PROBLEM REQUIREMENTS: Report only the number of lines that hold the word "this".

— Start of DATASET ENTRIES —

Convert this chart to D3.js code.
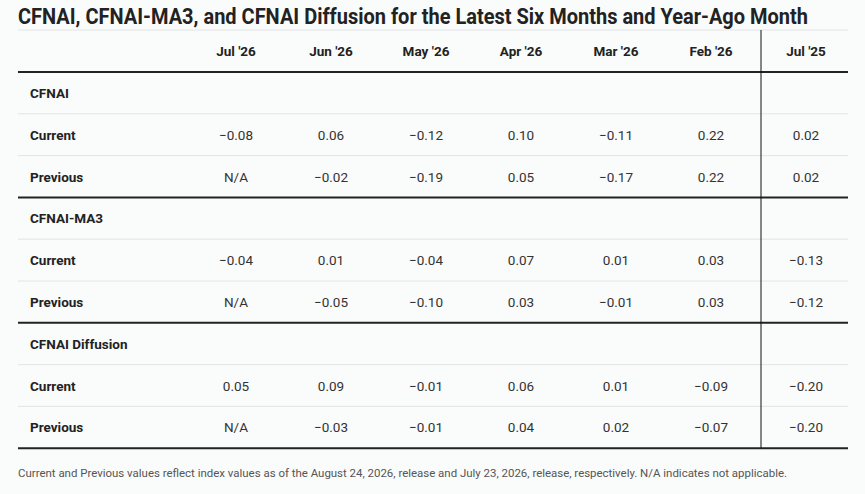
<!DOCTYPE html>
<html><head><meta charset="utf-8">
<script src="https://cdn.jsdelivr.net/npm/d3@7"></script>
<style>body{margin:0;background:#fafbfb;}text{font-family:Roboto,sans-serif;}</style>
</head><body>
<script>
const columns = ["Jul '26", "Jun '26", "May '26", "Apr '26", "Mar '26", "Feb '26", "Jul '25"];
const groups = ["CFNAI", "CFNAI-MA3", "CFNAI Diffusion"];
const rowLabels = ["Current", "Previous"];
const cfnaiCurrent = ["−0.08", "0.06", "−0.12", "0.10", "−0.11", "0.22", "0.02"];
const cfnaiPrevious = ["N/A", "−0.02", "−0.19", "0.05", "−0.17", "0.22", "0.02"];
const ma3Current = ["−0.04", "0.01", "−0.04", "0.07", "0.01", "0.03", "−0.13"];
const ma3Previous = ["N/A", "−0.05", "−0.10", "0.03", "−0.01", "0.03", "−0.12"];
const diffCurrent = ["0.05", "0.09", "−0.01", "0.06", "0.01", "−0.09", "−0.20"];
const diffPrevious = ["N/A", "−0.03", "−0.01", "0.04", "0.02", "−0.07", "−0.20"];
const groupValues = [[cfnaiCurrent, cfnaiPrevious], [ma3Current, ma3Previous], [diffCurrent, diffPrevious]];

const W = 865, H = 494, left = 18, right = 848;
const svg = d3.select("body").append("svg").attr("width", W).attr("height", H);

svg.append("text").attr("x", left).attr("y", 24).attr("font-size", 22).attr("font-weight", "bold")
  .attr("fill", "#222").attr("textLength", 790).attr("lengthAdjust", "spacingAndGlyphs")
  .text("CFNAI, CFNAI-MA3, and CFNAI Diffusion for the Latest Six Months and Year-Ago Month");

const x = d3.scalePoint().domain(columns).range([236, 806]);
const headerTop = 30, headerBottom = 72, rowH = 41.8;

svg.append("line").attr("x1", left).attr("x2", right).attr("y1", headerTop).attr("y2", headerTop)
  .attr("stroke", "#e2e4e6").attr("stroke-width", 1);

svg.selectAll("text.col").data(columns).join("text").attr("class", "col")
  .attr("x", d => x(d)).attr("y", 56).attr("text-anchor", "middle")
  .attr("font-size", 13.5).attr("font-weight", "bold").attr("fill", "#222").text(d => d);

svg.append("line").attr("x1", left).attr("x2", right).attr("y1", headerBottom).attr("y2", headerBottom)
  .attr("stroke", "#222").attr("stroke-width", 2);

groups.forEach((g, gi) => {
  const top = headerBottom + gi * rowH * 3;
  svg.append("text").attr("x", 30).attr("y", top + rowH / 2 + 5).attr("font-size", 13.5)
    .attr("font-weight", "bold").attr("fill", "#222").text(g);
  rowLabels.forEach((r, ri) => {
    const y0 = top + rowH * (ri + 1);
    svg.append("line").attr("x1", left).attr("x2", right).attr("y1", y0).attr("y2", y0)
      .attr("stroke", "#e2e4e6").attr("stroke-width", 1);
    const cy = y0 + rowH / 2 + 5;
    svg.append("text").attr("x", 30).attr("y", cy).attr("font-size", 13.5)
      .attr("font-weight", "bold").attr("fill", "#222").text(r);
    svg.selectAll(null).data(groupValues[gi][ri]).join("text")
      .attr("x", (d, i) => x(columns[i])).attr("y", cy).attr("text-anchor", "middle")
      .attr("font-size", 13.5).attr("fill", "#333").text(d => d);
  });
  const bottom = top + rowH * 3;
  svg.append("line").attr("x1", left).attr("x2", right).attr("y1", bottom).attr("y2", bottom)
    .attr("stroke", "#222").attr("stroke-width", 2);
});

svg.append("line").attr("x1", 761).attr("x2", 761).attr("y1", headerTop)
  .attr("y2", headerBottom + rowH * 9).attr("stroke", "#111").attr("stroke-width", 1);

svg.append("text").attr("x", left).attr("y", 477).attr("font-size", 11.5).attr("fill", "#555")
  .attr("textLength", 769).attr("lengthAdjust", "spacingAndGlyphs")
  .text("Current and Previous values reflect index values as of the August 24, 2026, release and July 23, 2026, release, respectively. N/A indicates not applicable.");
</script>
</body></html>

— End of DATASET ENTRIES —
— Start of DATASET ENTRIES —

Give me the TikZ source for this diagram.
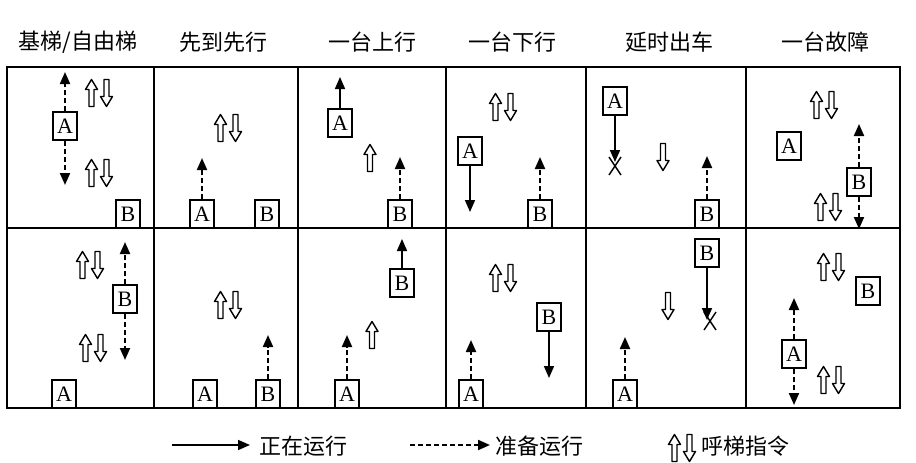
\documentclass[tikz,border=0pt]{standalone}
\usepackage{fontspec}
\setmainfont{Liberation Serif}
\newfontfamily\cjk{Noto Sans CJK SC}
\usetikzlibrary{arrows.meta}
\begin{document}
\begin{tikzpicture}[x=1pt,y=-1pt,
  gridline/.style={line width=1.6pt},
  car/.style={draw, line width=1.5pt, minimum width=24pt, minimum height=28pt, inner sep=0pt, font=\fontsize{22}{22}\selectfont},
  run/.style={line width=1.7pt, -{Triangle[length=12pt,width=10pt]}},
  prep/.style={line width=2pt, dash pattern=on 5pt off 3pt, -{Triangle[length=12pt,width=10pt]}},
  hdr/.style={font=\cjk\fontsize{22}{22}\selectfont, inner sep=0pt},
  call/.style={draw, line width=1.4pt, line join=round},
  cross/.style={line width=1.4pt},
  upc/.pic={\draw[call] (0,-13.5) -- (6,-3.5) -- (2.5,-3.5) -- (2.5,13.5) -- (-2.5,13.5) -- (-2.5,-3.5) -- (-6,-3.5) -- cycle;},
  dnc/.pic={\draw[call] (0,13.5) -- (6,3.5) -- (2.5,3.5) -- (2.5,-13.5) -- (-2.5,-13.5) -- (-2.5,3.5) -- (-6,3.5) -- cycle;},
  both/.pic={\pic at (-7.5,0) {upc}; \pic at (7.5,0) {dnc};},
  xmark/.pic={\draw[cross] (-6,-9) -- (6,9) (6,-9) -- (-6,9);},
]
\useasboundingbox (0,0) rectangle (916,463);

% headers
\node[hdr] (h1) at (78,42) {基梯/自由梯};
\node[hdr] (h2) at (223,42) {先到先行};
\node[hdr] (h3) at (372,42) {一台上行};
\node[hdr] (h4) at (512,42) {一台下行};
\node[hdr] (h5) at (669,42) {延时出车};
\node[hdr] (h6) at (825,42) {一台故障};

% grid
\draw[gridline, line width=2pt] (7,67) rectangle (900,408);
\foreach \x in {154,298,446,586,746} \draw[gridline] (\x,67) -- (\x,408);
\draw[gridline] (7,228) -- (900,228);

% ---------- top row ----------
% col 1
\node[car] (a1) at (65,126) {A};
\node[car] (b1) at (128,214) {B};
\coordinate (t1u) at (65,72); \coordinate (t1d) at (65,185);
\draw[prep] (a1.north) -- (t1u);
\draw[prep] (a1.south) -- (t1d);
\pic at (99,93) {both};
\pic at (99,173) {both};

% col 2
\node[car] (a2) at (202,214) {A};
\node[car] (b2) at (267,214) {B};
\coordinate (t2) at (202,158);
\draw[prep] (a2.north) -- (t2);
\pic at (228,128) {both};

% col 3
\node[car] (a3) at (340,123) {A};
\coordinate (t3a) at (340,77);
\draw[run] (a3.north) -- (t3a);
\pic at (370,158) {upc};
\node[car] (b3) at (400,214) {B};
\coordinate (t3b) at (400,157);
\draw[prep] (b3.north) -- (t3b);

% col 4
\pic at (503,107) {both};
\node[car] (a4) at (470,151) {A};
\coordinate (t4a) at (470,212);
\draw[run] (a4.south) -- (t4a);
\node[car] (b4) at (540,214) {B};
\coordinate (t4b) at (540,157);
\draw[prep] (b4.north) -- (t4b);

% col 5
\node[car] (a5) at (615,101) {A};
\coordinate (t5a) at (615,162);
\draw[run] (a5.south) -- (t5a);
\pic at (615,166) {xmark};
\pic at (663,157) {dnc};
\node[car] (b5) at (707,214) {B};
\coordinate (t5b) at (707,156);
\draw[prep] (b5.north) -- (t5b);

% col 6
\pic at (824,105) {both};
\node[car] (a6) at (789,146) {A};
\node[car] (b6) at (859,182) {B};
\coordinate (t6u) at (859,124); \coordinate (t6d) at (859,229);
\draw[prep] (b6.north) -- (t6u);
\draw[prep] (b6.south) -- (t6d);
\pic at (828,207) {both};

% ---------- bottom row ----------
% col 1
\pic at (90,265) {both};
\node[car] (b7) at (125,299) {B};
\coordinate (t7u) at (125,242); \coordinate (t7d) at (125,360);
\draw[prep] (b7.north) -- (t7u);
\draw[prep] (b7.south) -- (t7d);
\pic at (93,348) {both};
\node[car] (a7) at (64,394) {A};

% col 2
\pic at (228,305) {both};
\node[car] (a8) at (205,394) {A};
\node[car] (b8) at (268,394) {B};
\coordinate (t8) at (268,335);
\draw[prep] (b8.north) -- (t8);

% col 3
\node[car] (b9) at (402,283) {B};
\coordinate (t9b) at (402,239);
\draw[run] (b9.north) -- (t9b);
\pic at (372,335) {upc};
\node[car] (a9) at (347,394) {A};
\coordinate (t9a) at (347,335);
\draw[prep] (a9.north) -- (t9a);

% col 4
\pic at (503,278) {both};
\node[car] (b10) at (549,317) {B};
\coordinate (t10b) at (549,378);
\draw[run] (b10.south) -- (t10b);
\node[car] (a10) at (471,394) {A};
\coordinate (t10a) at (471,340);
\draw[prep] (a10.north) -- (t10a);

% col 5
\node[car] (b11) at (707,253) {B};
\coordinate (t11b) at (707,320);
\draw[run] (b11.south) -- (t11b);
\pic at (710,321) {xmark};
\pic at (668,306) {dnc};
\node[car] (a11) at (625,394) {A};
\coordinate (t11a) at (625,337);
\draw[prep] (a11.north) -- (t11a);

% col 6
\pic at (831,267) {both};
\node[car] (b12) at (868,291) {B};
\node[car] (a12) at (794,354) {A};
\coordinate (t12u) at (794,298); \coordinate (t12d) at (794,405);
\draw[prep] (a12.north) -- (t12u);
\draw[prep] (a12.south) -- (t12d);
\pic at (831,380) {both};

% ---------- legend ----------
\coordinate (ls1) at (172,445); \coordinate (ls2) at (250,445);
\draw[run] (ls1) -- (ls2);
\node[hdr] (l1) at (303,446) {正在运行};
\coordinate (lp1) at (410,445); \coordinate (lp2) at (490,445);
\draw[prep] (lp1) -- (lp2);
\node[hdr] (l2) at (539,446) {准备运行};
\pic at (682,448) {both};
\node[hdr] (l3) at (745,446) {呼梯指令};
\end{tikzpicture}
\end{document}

— End of DATASET ENTRIES —

RESULT: 2